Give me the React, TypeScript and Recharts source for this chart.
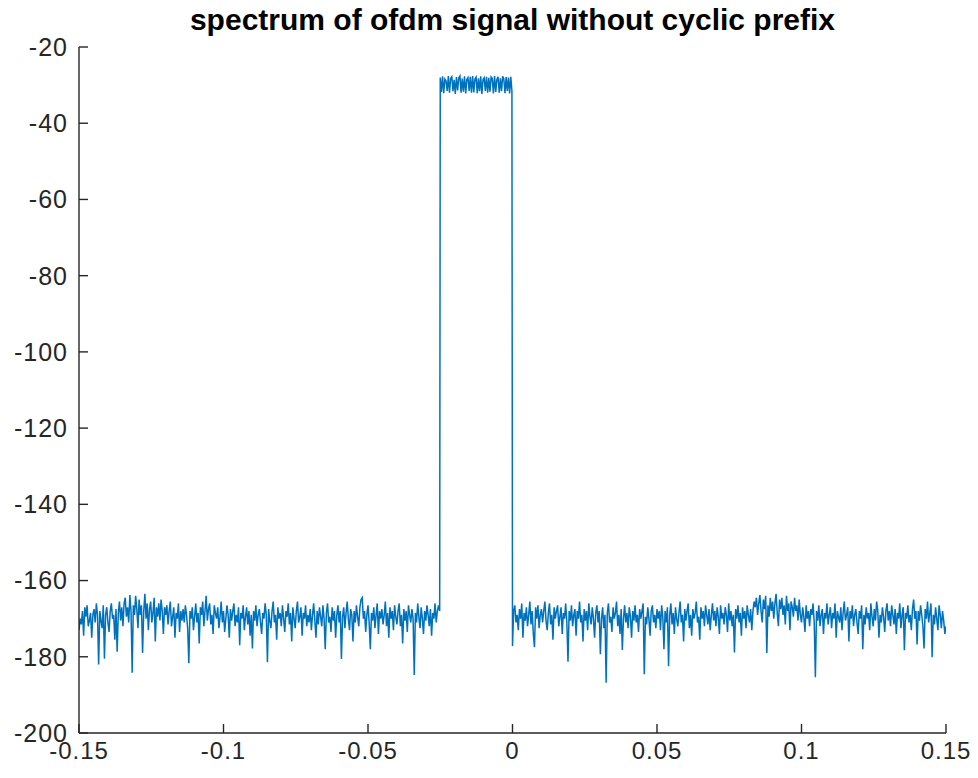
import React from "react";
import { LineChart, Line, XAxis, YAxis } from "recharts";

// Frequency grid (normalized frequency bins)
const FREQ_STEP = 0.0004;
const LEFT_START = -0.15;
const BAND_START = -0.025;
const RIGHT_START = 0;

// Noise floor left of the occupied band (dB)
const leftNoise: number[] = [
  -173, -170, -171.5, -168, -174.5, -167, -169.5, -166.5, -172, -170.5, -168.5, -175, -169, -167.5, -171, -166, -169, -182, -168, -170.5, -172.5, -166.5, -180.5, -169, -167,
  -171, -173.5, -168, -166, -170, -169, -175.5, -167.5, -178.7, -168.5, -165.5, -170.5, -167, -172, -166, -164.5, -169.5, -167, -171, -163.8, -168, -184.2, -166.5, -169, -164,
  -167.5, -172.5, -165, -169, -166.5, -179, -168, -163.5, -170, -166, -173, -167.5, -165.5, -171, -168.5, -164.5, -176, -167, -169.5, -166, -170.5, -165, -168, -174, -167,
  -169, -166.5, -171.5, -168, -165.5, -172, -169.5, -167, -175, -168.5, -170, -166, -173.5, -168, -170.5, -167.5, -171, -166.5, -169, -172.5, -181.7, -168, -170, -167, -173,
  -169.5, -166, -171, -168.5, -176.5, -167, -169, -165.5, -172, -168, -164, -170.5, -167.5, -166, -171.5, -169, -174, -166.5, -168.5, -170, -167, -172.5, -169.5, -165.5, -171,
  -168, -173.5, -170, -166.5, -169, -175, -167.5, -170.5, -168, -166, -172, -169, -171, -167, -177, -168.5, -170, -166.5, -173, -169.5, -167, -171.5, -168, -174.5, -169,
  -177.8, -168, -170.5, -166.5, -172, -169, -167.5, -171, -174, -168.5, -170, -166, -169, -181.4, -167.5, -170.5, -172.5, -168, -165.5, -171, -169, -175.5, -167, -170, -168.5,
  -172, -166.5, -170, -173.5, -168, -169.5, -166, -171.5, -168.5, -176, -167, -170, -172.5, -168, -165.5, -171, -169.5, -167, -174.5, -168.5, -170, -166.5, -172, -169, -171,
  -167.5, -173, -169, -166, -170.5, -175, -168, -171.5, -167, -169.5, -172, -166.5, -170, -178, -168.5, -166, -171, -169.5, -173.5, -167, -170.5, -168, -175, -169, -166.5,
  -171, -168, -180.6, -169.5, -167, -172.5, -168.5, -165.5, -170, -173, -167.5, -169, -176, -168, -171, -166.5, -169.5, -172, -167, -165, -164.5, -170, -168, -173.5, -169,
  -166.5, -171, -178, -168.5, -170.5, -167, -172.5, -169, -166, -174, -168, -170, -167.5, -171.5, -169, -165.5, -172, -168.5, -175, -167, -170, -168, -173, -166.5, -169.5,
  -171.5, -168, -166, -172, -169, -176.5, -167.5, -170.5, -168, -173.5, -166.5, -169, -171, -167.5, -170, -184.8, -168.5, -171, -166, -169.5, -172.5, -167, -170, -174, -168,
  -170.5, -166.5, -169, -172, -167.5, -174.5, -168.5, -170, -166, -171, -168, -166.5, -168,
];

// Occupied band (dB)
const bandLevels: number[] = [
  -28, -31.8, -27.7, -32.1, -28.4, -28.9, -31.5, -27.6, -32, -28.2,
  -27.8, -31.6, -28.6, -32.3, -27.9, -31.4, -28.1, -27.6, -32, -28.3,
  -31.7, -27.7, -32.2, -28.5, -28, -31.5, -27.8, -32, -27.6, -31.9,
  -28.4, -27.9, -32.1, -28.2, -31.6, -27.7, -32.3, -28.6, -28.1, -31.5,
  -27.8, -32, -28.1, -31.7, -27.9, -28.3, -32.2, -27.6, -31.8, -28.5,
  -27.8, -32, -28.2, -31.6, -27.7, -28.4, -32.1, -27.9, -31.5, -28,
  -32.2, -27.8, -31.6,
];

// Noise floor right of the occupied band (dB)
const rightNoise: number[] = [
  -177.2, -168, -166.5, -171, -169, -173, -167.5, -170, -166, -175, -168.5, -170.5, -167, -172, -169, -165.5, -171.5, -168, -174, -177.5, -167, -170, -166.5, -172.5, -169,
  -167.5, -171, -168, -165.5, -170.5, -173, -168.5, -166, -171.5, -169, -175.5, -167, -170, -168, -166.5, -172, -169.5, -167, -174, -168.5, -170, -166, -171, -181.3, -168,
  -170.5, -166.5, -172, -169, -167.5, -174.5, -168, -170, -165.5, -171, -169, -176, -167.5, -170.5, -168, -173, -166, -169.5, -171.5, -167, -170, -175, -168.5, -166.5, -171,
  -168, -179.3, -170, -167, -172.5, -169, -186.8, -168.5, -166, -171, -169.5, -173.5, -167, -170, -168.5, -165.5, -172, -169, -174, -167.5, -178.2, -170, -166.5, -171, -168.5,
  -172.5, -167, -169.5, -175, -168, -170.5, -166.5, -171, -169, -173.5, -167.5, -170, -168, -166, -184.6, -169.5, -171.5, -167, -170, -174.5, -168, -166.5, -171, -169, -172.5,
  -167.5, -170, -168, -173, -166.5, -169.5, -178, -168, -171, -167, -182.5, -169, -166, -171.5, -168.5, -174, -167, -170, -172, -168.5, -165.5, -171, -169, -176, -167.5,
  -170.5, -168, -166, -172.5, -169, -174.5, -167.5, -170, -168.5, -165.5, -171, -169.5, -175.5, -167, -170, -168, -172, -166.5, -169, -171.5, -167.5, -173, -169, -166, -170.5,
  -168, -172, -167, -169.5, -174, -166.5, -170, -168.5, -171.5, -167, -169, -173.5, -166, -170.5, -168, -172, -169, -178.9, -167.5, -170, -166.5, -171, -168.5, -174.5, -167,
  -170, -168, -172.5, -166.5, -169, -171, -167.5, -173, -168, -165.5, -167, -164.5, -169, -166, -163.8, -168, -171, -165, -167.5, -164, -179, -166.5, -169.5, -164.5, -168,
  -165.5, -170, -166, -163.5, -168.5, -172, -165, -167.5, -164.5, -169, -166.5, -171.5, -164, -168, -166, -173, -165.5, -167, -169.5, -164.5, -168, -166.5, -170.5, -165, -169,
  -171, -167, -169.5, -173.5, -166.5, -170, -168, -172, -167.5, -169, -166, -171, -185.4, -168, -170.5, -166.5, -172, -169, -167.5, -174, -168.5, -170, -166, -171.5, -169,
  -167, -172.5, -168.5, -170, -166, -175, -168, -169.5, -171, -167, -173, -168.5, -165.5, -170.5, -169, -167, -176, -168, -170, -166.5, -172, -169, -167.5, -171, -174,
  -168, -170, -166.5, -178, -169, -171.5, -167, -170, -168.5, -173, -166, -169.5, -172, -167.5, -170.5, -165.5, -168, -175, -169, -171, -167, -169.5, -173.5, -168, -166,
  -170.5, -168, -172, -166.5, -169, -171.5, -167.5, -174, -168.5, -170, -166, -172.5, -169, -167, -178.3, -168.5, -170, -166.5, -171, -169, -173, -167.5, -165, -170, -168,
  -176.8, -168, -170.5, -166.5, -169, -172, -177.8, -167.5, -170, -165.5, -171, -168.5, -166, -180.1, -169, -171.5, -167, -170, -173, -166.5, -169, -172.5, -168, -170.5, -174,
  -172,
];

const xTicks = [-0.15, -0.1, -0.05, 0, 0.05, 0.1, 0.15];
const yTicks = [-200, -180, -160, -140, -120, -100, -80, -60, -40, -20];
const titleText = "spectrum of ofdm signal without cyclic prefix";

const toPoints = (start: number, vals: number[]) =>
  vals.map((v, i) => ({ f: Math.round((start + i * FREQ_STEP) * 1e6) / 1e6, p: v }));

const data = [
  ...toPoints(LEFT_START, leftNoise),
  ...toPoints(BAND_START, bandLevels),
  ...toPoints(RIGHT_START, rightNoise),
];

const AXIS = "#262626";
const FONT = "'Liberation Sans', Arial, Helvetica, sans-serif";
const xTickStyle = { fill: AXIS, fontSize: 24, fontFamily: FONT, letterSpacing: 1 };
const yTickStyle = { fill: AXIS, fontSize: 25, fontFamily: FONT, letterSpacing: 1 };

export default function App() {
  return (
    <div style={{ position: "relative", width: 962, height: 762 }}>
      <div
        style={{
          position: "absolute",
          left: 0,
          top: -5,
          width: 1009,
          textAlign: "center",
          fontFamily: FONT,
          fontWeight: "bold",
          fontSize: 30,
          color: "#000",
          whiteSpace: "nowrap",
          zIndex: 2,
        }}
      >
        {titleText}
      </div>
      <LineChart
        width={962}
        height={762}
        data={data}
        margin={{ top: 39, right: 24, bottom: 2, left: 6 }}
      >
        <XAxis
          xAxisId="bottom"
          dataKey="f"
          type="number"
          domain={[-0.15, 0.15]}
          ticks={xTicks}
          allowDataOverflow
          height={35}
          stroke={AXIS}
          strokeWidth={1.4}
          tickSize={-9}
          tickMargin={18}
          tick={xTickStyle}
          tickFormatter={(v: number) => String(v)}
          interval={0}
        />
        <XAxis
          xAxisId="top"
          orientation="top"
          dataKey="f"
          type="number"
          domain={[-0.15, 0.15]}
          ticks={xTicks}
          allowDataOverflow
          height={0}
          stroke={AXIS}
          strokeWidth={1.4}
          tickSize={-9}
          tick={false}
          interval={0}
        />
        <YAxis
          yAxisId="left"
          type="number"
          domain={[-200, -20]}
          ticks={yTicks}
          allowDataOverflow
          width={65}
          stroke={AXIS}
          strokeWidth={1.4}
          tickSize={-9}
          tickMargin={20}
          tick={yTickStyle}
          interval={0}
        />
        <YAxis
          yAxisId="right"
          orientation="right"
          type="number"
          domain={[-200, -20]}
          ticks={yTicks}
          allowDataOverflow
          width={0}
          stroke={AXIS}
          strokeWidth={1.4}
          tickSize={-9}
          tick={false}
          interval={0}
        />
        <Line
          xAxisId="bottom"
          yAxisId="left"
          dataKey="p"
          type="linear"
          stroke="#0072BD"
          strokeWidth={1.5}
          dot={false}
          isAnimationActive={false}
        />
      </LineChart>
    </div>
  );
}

● To be done
The lines from the top of the data above through the one holding "const RIGHT_START = 0;" are to be repeated exactly, and only those, with no pictures.

● Result of this exercise
Give me the React, TypeScript and Recharts source for this chart.
import React from "react";
import { LineChart, Line, XAxis, YAxis } from "recharts";

// Frequency grid (normalized frequency bins)
const FREQ_STEP = 0.0004;
const LEFT_START = -0.15;
const BAND_START = -0.025;
const RIGHT_START = 0;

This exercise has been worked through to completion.